A concrete example of the power of partnerships, is S4YE’s effort to push the frontier on innovation by developing blueprints and guidelines on a second generation of youth employment program – especially those that better connect with markets and employers, the demand-side, to create more jobs. This focus on innovation will be based on a stock take from existing evaluations of youth employment programs as well as a more bottom-up focus on real-time learning from youth employment programs that are currently being implemented worldwide by a range of development partners.

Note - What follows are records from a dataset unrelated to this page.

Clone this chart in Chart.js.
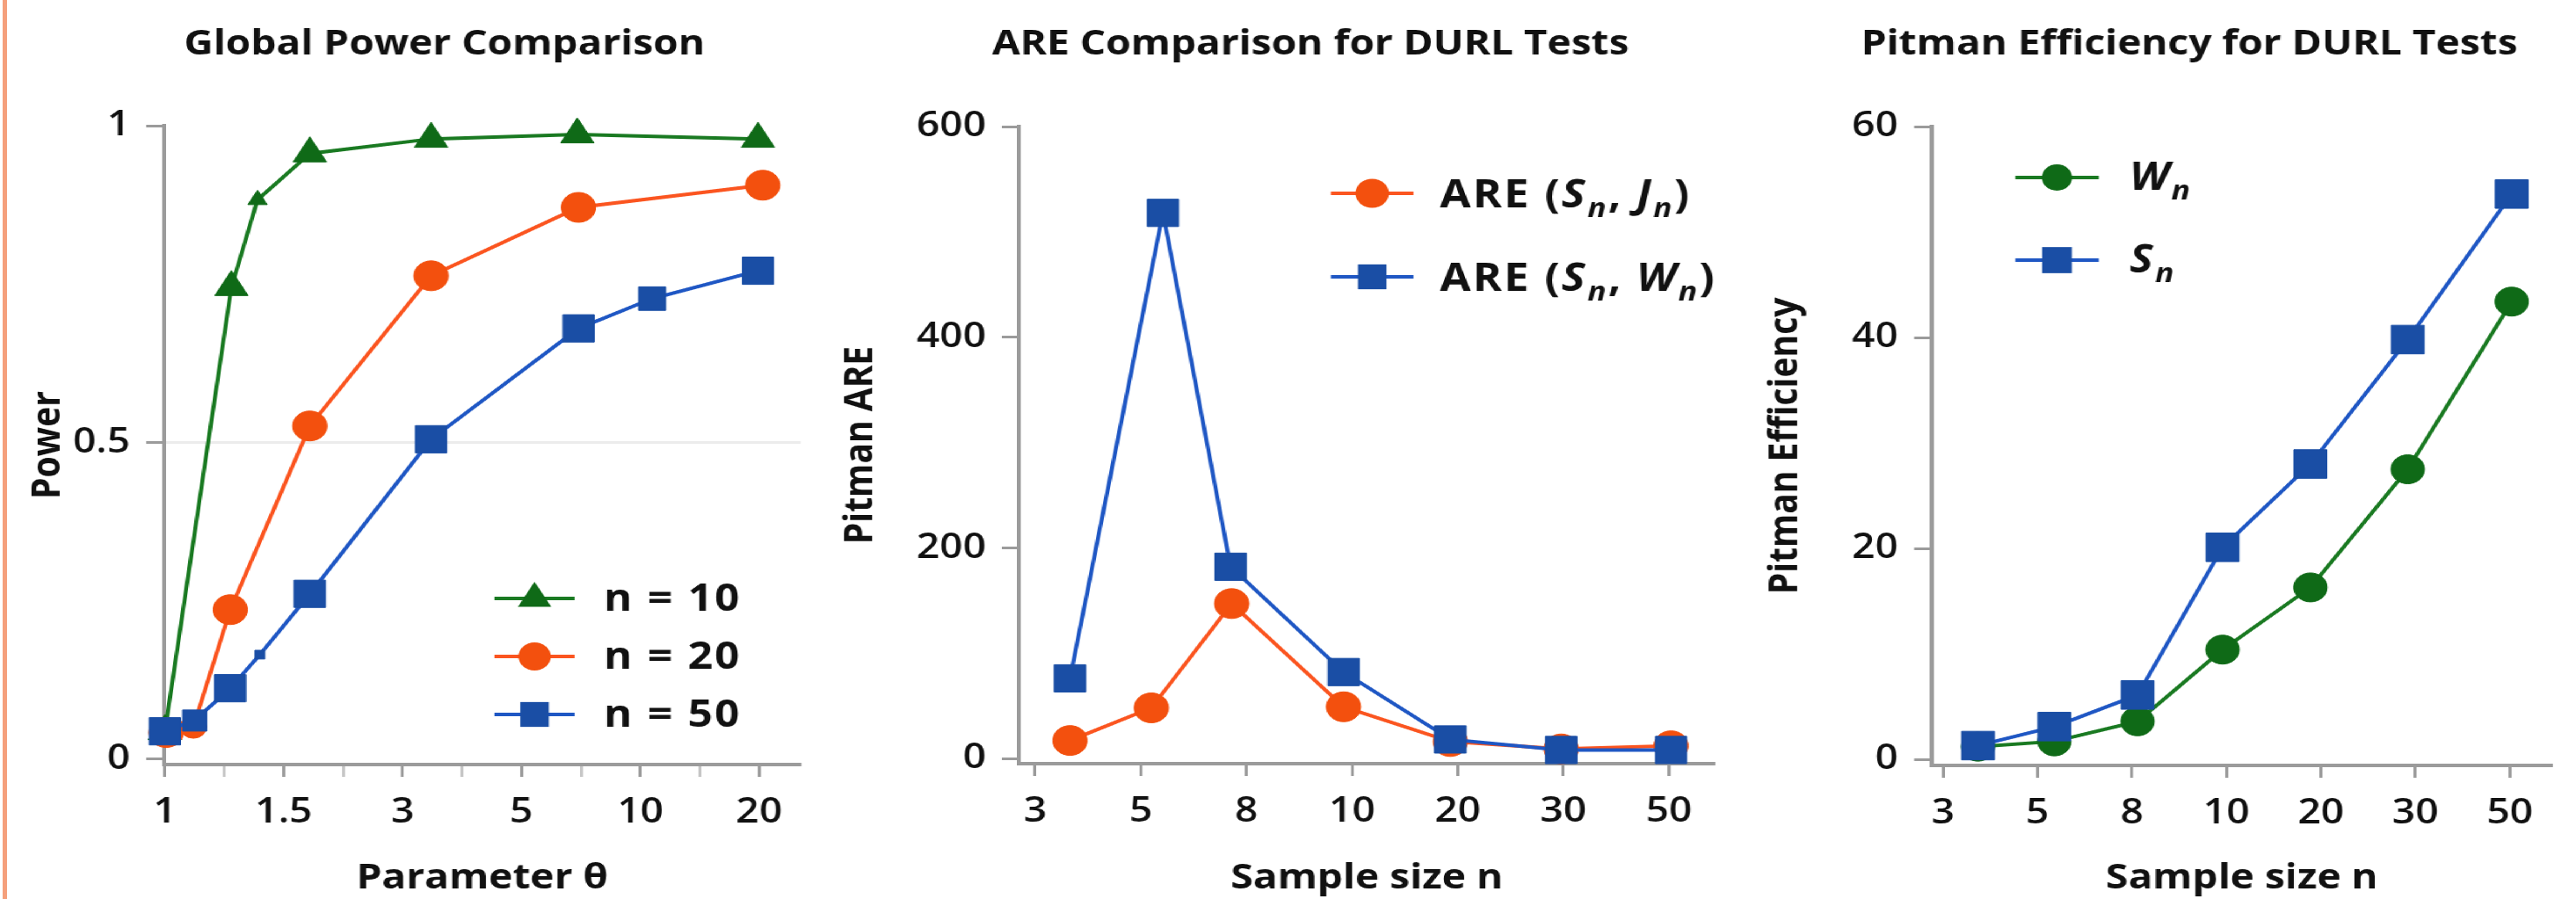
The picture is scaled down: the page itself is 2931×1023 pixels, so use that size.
<!DOCTYPE html>
<html>
<head>
<meta charset="utf-8">
<title>DURL tests: power and efficiency</title>
<script src="https://cdn.jsdelivr.net/npm/chart.js@4.4.1/dist/chart.umd.min.js"></script>
<style>
  html, body { margin: 0; padding: 0; background: #fff; overflow: hidden; }
  body { width: 2931px; height: 1023px; position: relative; }
  #edge { position: absolute; left: 3px; top: 0; width: 5px; height: 1023px; background: #f5a07c; }
  #stage { position: absolute; left: 0; top: 0; height: 1023px; transform-origin: 0 0; }
  .panel { position: absolute; top: 0; height: 1023px; }
</style>
</head>
<body>
<div id="stage"></div>
<div id="edge"></div>
<script>
// ---- values ----
var thetaLabels = ['1', '1.5', '3', '5', '10', '20'];
var sizeLabels = ['3', '5', '8', '10', '20', '30', '50'];
var powerTicks = [0, 0.5, 1];
var areTicks = [0, 200, 400, 600];
var effTicks = [0, 20, 40, 60];

// x = place along the tick ladder (0 = first label, 1 = second label, ...)
var power10X = [0, 0.56, 0.78, 1.22, 2.24, 3.47, 4.99];
var power10 = [0.044, 0.745, 0.883, 0.956, 0.979, 0.986, 0.979];
var power20X = [0.01, 0.24, 0.55, 1.22, 2.24, 3.48, 5.03];
var power20 = [0.042, 0.051, 0.236, 0.526, 0.763, 0.871, 0.906];
var power50X = [0, 0.25, 0.55, 0.8, 1.22, 2.24, 3.48, 4.1, 4.99];
var power50 = [0.044, 0.061, 0.112, 0.165, 0.261, 0.505, 0.68, 0.727, 0.771];

var areSJX = [0.33, 1.1, 1.86, 2.92, 3.93, 4.98, 6.02];
var areSJ = [17, 48, 147, 49, 16, 9, 12];
var areSWX = [0.33, 1.21, 1.85, 2.92, 3.93, 4.98, 6.02];
var areSW = [76, 518, 182, 82, 18, 8, 8];

var effX = [0.37, 1.18, 2.06, 2.96, 3.89, 4.92, 6.02];
var effW = [1.2, 1.7, 3.6, 10.4, 16.3, 27.5, 43.4];
var effS = [1.3, 3.1, 6.1, 20.1, 28, 39.8, 53.6];

var powerNames = ['n = 10', 'n = 20', 'n = 50'];
var areNames = ['ARE (S_n, J_n)', 'ARE (S_n, W_n)'];
var effNames = ['W_n', 'S_n'];

// ---- look ----
var S = 1.15;            // the reference is stretched sideways by about this much
var H = 1023;
var FONT = "'Open Sans', 'DejaVu Sans', sans-serif";
var INK = '#111111';
var AXIS = '#9b9b9b';
var GREEN = '#0f6a17', GREEN_LINE = '#1a7a22';
var ORANGE = '#f3500e', ORANGE_LINE = '#fb5520';
var BLUE = '#1a4ea5', BLUE_LINE = '#1f57c4';

function u(px) { return px / S; }

var stage = document.getElementById('stage');
stage.style.width = u(2931) + 'px';
stage.style.transform = 'scaleX(' + S + ')';

function drawMarker(ctx, style, x, y, r, color) {
  ctx.fillStyle = color;
  ctx.beginPath();
  if (style === 'rect') {
    var h = r * Math.SQRT1_2;
    ctx.rect(x - h, y - h, 2 * h, 2 * h);
  } else if (style === 'triangle') {
    ctx.moveTo(x, y - r);
    ctx.lineTo(x + r * 0.866, y + r / 2);
    ctx.lineTo(x - r * 0.866, y + r / 2);
    ctx.closePath();
  } else {
    ctx.arc(x, y, r, 0, Math.PI * 2);
  }
  ctx.fill();
}

// "S_n" -> italic S with italic subscript n
function drawRich(ctx, label, x, baseline, size) {
  var parts = label.split(/([A-Z])_(\w)/);
  var cx = x;
  ctx.fillStyle = INK;
  ctx.textAlign = 'left';
  ctx.textBaseline = 'alphabetic';
  if ('letterSpacing' in ctx) ctx.letterSpacing = '2px';
  for (var i = 0; i < parts.length; i++) {
    var kind = i % 3;
    var t = parts[i];
    if (!t) continue;
    var fs = kind === 2 ? size * 0.7 : size;
    ctx.font = (kind ? 'italic ' : '') + 'bold ' + fs + 'px ' + FONT;
    ctx.fillText(t, cx, baseline + (kind === 2 ? size * 0.26 : 0));
    cx += ctx.measureText(t).width;
  }
}

var panelTitle = {
  id: 'panelTitle',
  afterDraw: function (chart, args, o) {
    var ctx = chart.ctx;
    ctx.save();
    ctx.font = 'bold 40px ' + FONT;
    ctx.fillStyle = INK;
    ctx.textAlign = 'center';
    ctx.textBaseline = 'alphabetic';
    ctx.fillText(o.text, o.x, o.y);
    ctx.restore();
  }
};

var lineLegend = {
  id: 'lineLegend',
  afterDraw: function (chart, args, o) {
    var ctx = chart.ctx;
    chart.data.datasets.forEach(function (ds, row) {
      var y = o.y + row * o.gap;
      ctx.save();
      ctx.strokeStyle = ds.borderColor;
      ctx.lineWidth = 4;
      ctx.beginPath();
      ctx.moveTo(o.x, y);
      ctx.lineTo(o.x + o.len, y);
      ctx.stroke();
      drawMarker(ctx, ds.pointStyle, o.x + o.len / 2, y, o.r[row], ds.pointBackgroundColor);
      drawRich(ctx, ds.label, o.textX, y + o.base, o.size);
      ctx.restore();
    });
  }
};

function series(name, xs, ys, style, fill, line, radius, order) {
  return {
    label: name,
    data: xs.map(function (x, i) { return { x: x, y: ys[i] }; }),
    borderColor: line,
    backgroundColor: fill,
    pointBackgroundColor: fill,
    pointBorderColor: fill,
    borderWidth: 4,
    pointBorderWidth: 1,
    pointStyle: style,
    pointRadius: radius,
    pointHoverRadius: radius,
    tension: 0,
    clip: false,
    order: order
  };
}

function panel(p) {
  var box = document.createElement('div');
  box.className = 'panel';
  box.style.left = u(p.left) + 'px';
  box.style.width = u(p.width) + 'px';
  var canvas = document.createElement('canvas');
  box.appendChild(canvas);
  stage.appendChild(box);

  var tickFont = { family: FONT, size: 40, weight: '600' };

  return new Chart(canvas, {
    type: 'line',
    data: { datasets: p.datasets },
    options: {
      responsive: true,
      maintainAspectRatio: false,
      animation: false,
      events: [],
      layout: { padding: { top: p.top, right: u(p.left + p.width - p.right), bottom: 0, left: 0 } },
      plugins: {
        legend: { display: false },
        tooltip: { enabled: false },
        panelTitle: { text: p.title, x: u(p.titleX - p.left), y: 62 },
        lineLegend: {
          x: u(p.legend.x - p.left), len: u(p.legend.len), textX: u(p.legend.textX - p.left),
          y: p.legend.y, gap: p.legend.gap, base: p.legend.base, size: p.legend.size, r: p.legend.r
        }
      },
      scales: {
        x: {
          type: 'linear',
          bounds: 'data',
          min: p.xMin,
          max: p.xMax,
          afterFit: function (s) { s.height = H - p.bottom; },
          afterBuildTicks: function (s) { s.ticks = p.xTicks.map(function (v) { return { value: v }; }); },
          ticks: {
            autoSkip: false, maxRotation: 0, padding: 17, color: INK, font: tickFont,
            callback: function (v) { return Number.isInteger(v) ? p.xLabels[v] : ''; }
          },
          grid: {
            drawOnChartArea: false, tickLength: 14, tickWidth: 3,
            tickColor: function (c) { return c.tick && Number.isInteger(c.tick.value) ? AXIS : '#c6c6c6'; }
          },
          border: { color: AXIS, width: 4 },
          title: {
            display: true, text: p.xTitle, color: INK, padding: 0,
            font: { family: FONT, size: 40, weight: 'bold', lineHeight: 1.15 }
          }
        },
        y: {
          bounds: 'data',
          min: p.yMin,
          max: p.yMax,
          afterFit: function (s) { s.width = u(p.chartLeft - p.left); },
          afterBuildTicks: function (s) { s.ticks = p.yTicks.map(function (v) { return { value: v }; }); },
          ticks: { padding: u(18), color: INK, font: tickFont, callback: function (v) { return String(v); } },
          grid: {
            lineWidth: 3, tickLength: u(20), tickWidth: 3, tickColor: AXIS,
            color: function (c) { return p.midLine && c.tick && c.tick.value === p.midLine ? '#ececec' : 'rgba(0,0,0,0)'; }
          },
          border: { color: AXIS, width: 4 },
          title: {
            display: true, text: p.yTitle, color: INK,
            font: { family: FONT, size: 39, weight: 'bold', lineHeight: 1.2 },
            padding: { top: u(p.yTitleX - p.left) - 23.4, bottom: 0 }
          }
        }
      }
    },
    plugins: [panelTitle, lineLegend]
  });
}

var halfSteps = [];
thetaLabels.forEach(function (l, i) {
  halfSteps.push(i);
  if (i < thetaLabels.length - 1) halfSteps.push(i + 0.5);
});
var sizeSteps = sizeLabels.map(function (l, i) { return i; });

panel({
  left: 0, width: 977, chartLeft: 186, right: 910, top: 143, bottom: 870,
  title: 'Global Power Comparison', titleX: 505,
  xTitle: 'Parameter θ', yTitle: 'Power', yTitleX: 55,
  xMin: -0.01, xMax: 5.35, xTicks: halfSteps, xLabels: thetaLabels,
  yMin: -0.0085, yMax: 1, yTicks: powerTicks, midLine: 0.5,
  legend: { x: 562, len: 91, textX: 686, y: 681, gap: 66, base: 14, size: 43, r: [19, 16, 20] },
  datasets: [
    series(powerNames[0], power10X, power10, 'triangle', GREEN, GREEN_LINE, [19, 19, 11, 19, 19, 19, 19], 2),
    series(powerNames[1], power20X, power20, 'circle', ORANGE, ORANGE_LINE, [17, 13, 17, 17, 17, 17, 17], 1),
    series(powerNames[2], power50X, power50, 'rect', BLUE, BLUE_LINE, [22, 17, 22, 7, 22, 22, 22, 19, 22], 0)
  ]
});

panel({
  left: 940, width: 1040, chartLeft: 1160, right: 1950, top: 144, bottom: 869,
  title: 'ARE Comparison for DURL Tests', titleX: 1491,
  xTitle: 'Sample size n', yTitle: 'Pitman ARE', yTitleX: 980,
  xMin: -0.15, xMax: 6.43, xTicks: sizeSteps, xLabels: sizeLabels,
  yMin: -5, yMax: 600, yTicks: areTicks, midLine: null,
  legend: { x: 1514, len: 94, textX: 1638, y: 220, gap: 95, base: 16, size: 44, r: [16.5, 20] },
  datasets: [
    series(areNames[0], areSJX, areSJ, 'circle', ORANGE, ORANGE_LINE, 17, 1),
    series(areNames[1], areSWX, areSW, 'rect', BLUE, BLUE_LINE, 22, 0)
  ]
});

panel({
  left: 1990, width: 941, chartLeft: 2198, right: 2915, top: 144, bottom: 871,
  title: 'Pitman Efficiency for DURL Tests', titleX: 2491,
  xTitle: 'Sample size n', yTitle: 'Pitman Efficiency', yTitleX: 2032,
  xMin: -0.12, xMax: 6.45, xTicks: sizeSteps, xLabels: sizeLabels,
  yMin: -0.58, yMax: 60, yTicks: effTicks, midLine: null,
  legend: { x: 2293, len: 95, textX: 2423, y: 202, gap: 94, base: 14, size: 44, r: [15, 21] },
  datasets: [
    series(effNames[0], effX, effW, 'circle', GREEN, GREEN_LINE, 16.5, 1),
    series(effNames[1], effX, effS, 'rect', BLUE, BLUE_LINE, 23, 0)
  ]
});
</script>
</body>
</html>
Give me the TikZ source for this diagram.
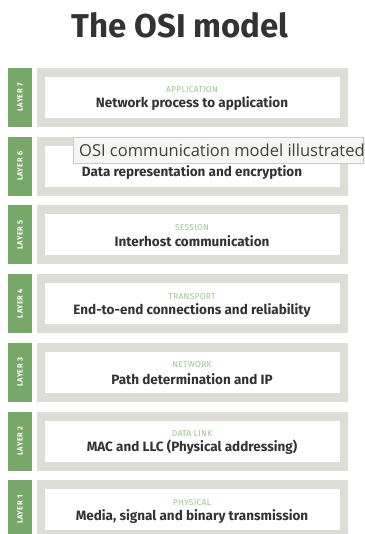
\documentclass[tikz,border=0pt]{standalone}
\usepackage{fontspec}
\setmainfont{Fira Sans}
\newfontfamily\tipfont{Open Sans}
\usetikzlibrary{positioning}
\definecolor{layergreen}{HTML}{78A76A}
\definecolor{labgreen}{HTML}{9EC493}
\definecolor{boxgray}{HTML}{DDDCD7}
\definecolor{textdark}{HTML}{333333}
\definecolor{tipbg}{HTML}{F5F5F3}
\definecolor{tipborder}{HTML}{C9C9C6}
\tikzset{
  greenbar/.style={fill=layergreen, draw=none, minimum width=24pt, minimum height=59pt, inner sep=0pt},
  outerbox/.style={fill=boxgray, draw=none, minimum width=311pt, minimum height=59pt, inner sep=0pt},
  innerbox/.style={fill=white, draw=none, minimum width=295pt, minimum height=41pt, inner sep=0pt},
  layertxt/.style={rotate=90, text=white, font=\fontsize{7.5}{8}\selectfont\bfseries\addfontfeatures{LetterSpace=6}, inner sep=0pt},
  smalllab/.style={text=labgreen, font=\fontsize{8.5}{9}\selectfont\addfontfeatures{LetterSpace=3}, inner sep=0pt},
  mainlab/.style={text=textdark, font=\fontsize{13.5}{15}\selectfont\bfseries, inner sep=0pt},
}
\begin{document}
\begin{tikzpicture}[x=1pt,y=-1pt]
\useasboundingbox (0,0) rectangle (364,534);
\fill[white] (0,0) rectangle (364,534);
\node[text=textdark, font=\fontsize{33}{36}\selectfont\bfseries, inner sep=0pt] (title) at (180,25) {The OSI model};
\foreach \n/\cy/\sm/\mn in {
  7/97.5/APPLICATION/Network process to application,
  6/166.2//Data representation and encryption,
  5/234.9/SESSION/Interhost communication,
  4/303.6/TRANSPORT/End-to-end connections and reliability,
  3/372.3/NETWORK/Path determination and IP,
  2/441/DATA LINK/MAC and LLC (Physical addressing),
  1/509.7/PHYSICAL/{Media, signal and binary transmission}}{
  \node[greenbar] (g\n) at (20,\cy) {};
  \node[layertxt] (gl\n) at (g\n.center) {LAYER \n};
  \node[outerbox] (o\n) at (192.5,\cy) {};
  \node[innerbox] (i\n) at (o\n.center) {};
  \node[smalllab] (s\n) at (192,\cy-7.5) {\sm};
  \node[mainlab] (m\n) at (192,\cy+6.5) {\mn};
}
% tooltip
\fill[black!8] (74.5,138.5) rectangle (364.5,164.5);
\node[fill=tipbg, draw=tipborder, line width=0.6pt, minimum width=290pt, minimum height=26pt, inner sep=0pt, anchor=north west] (tip) at (73,137) {};
\node[anchor=west, text=black!75, font=\tipfont\fontsize{16.5}{18}\selectfont, inner sep=0pt] (tiptext) at (79,150) {OSI communication model illustrated};
\end{tikzpicture}
\end{document}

Through its Impact Portfolio
, S4YE has initiated a dialogue among 19 high-potential, diverse youth employment projects led by a variety of partners including Microsoft, Silatech, McKinsey, Accenture, Plan International, MasterCard Foundation, Swisscontact Uganda, DfID, Harambee, ILO, IYF/MIF, Save the Children, YBI, RTI/USAID, Technoserve, Educate!, UNICEF, Digital Data Divide, and the World Bank. The past months, the team consulted with representatives of each of these projects to identify innovative approaches and context-specific technological solutions, and is now strengthening group learning and conversation among these projects at a practical level.
It might be true that in some cases, partnerships are not able to advance the collective spirit, promising a panacea without a focus on real solution. But, well-thought out partnerships can, in fact, yield incredible mutually rewarding results. In many cases they help promote a common purpose, and strong collective voice. As CEO of Walt Disney and author of Working Together: Why Great Partnerships Succeed (2012) explains: “The myth of the individual above all is just that, a dangerous myth, one that is metastasizing in our digital world.”
Are partnerships the silver bullet for youth employment? Most probably not. But, if we want to ensure that this crisis that affects millions of youth today and our world’s future is converted into an opportunity for transformation, strong partnerships like S4YE are crucial. We need to aim high with innovative youth employment initiatives that gather different actors, identify mechanisms for meaningful youth participation, innovate to develop new solutions and create real economic opportunities and jobs for those who need them the most. Our youth.